In late 2010, Ireland was gripped by the ‘big freeze’, a cold snap which wreaked havoc on our daily lives. It was an unusual weather event for the country, and left many people yearning – probably for the first time – for the typical damp Irish winter. Although the ‘big freeze’ came to an end within weeks, it appeared to delay the arrival of spring. By March 2011, snow still dusted the mountains and a bitter chill lingered in the air. The weather was cold but manageable. Life as we knew it was back to normal.

What we did not know, however, was that a huge storm was brewing in another part of the world. That same month, security forces in the southern Syrian city of Daraa fatally shot protestors demanding the release of political prisoners. The deaths sparked violent unrest that spread steadily across the country in the months that followed. The horrors that the people of Syria have suffered in the nine years since that first gun was fired are unimaginable. Hundreds of thousands of people have been killed. Millions of families have been forced to flee. Hundreds of children have been maimed.

Rafik's house in Hamourieh/Eastern Ghouta has been destroyed. Photo: Dania Kareh/Oxfam

Today, more than 6.5 million Syrians are living in abject poverty. A third of the population does not have enough food and 15.5 million people have no access to clean, running water. On average, every second person is unemployed, while desperation has forced children into child labour and early marriage. Almost 12 million people are in need of humanitarian assistance while close to 6 million people are displaced within their own country.

The conflict is also driving the world’s largest refugee crisis, with 5.6 million Syrians having fled to seek refuge in neighbouring countries such as Lebanon, Turkey and Jordan. As they face into the ninth year of the conflict, those who have lost everything are slowly emerging from another harsh winter of snow, rain and freezing temperatures in Lebanon’s Bekaa Valley. There, huge numbers of refugees live in ‘informal settlements’ – makeshift wooden structures with little more than plastic sheeting to protect them from the bitter winter winds.

Imm stands at the entrance of her shelter in the Bekaa Valley. Photo: Adrian Hartrick/Oxfam

Yet springtime will not bring any respite because the war in Syria is far from over. A five-hour drive north from the Bekaa Valley, across Syria’s northwest Idlib region, the UN now estimates that a staggering 900,000 people have fled renewed violence since December alone. Today, as shelling and violence intensifies, this number is rapidly approaching 1 million.

Oxfam is working in Syria, where we have reached more than 1.2 million people with aid including clean water, cash, essential clothing items, and support to help make a living and grow nutritious food.
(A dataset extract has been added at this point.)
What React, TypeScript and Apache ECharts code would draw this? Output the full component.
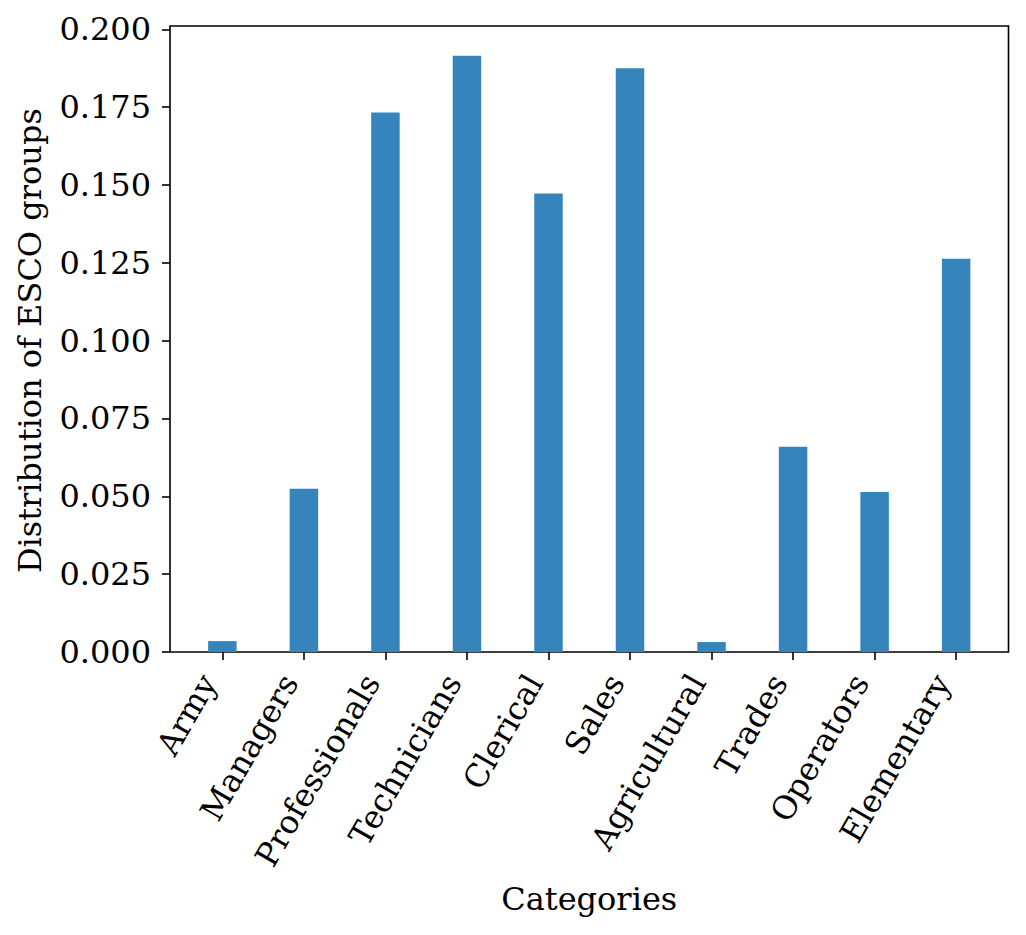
import React, { useEffect, useRef } from "react";
import * as echarts from "echarts";

const categories = [
  "Army",
  "Managers",
  "Professionals",
  "Technicians",
  "Clerical",
  "Sales",
  "Agricultural",
  "Trades",
  "Operators",
  "Elementary",
];
const values = [0.0035, 0.0524, 0.1733, 0.1915, 0.1473, 0.1875, 0.0032, 0.0659, 0.0514, 0.1263];
const yTicks = { min: 0, max: 0.2, interval: 0.025 };

const FONT = "DejaVu Serif";
const FS = 32;

export default function App() {
  const ref = useRef<HTMLDivElement>(null);
  useEffect(() => {
    if (!ref.current) return;
    const chart = echarts.init(ref.current, null, { renderer: "svg" });
    const frame = { left: 170, right: 17.5, top: 26, bottom: 283 };
    const plotTop = 29.3;
    const option: any = {
      animation: false,
      backgroundColor: "#ffffff",
      grid: [
        { ...frame, show: true, borderColor: "#000", borderWidth: 1.6, backgroundColor: "transparent" },
        { left: 170, right: 17.5, top: plotTop, bottom: 283 },
        { left: 181.6, right: 29.1, top: plotTop, bottom: 283 },
      ],
      xAxis: [
        { gridIndex: 0, type: "value", show: false, min: 0, max: 1 },
        { gridIndex: 1, type: "value", show: false, min: 0, max: 1 },
        {
          gridIndex: 2,
          type: "category",
          data: categories,
          boundaryGap: true,
          axisLine: { show: false },
          axisTick: { show: true, alignWithLabel: true, length: 8, inside: false, lineStyle: { color: "#000", width: 1.6 } },
          axisLabel: {
            rotate: 60,
            interval: 0,
            margin: 33,
            verticalAlign: "bottom",
            fontFamily: FONT,
            fontSize: FS,
            color: "#000",
          },
          splitLine: { show: false },
          name: "Categories",
          nameLocation: "middle",
          nameGap: 231,
          nameTextStyle: { fontFamily: FONT, fontSize: FS, color: "#000" },
        },
      ],
      yAxis: [
        { gridIndex: 0, type: "value", show: false, min: 0, max: 1 },
        {
          gridIndex: 1,
          type: "value",
          min: yTicks.min,
          max: yTicks.max,
          interval: yTicks.interval,
          axisLine: { show: false },
          axisTick: { show: true, length: 8, lineStyle: { color: "#000", width: 1.6 } },
          axisLabel: {
            margin: 19,
            fontFamily: FONT,
            fontSize: FS,
            color: "#000",
            formatter: (v: number) => v.toFixed(3),
          },
          splitLine: { show: false },
          name: "Distribution of ESCO groups",
          nameLocation: "middle",
          nameRotate: 90,
          nameGap: 124,
          nameTextStyle: { fontFamily: FONT, fontSize: FS, color: "#000" },
        },
        {
          gridIndex: 2,
          type: "value",
          show: false,
          min: yTicks.min,
          max: yTicks.max,
        },
      ],
      series: [
        {
          type: "bar",
          xAxisIndex: 2,
          yAxisIndex: 2,
          data: values,
          barWidth: 28.5,
          itemStyle: { color: "#3585bc" },
        },
      ],
    };
    chart.setOption(option);
    return () => chart.dispose();
  }, []);
  return <div ref={ref} style={{ width: 1026, height: 935, position: "absolute", left: 0, top: 0 }} />;
}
While this work is vital, we know that it will not end the suffering of the Syrian people.

The ‘big freeze’ of late 2010 and early 2011 brought dark skies and sub-zero temperatures to Ireland but the bitter chill eventually passed. As the Syrian conflict enters its ninth year, there is no end in sight for millions of people trapped in a seemingly endless winter – devoid of sunlight, hope and any sense of normality – from which, for now at least, there is no escape.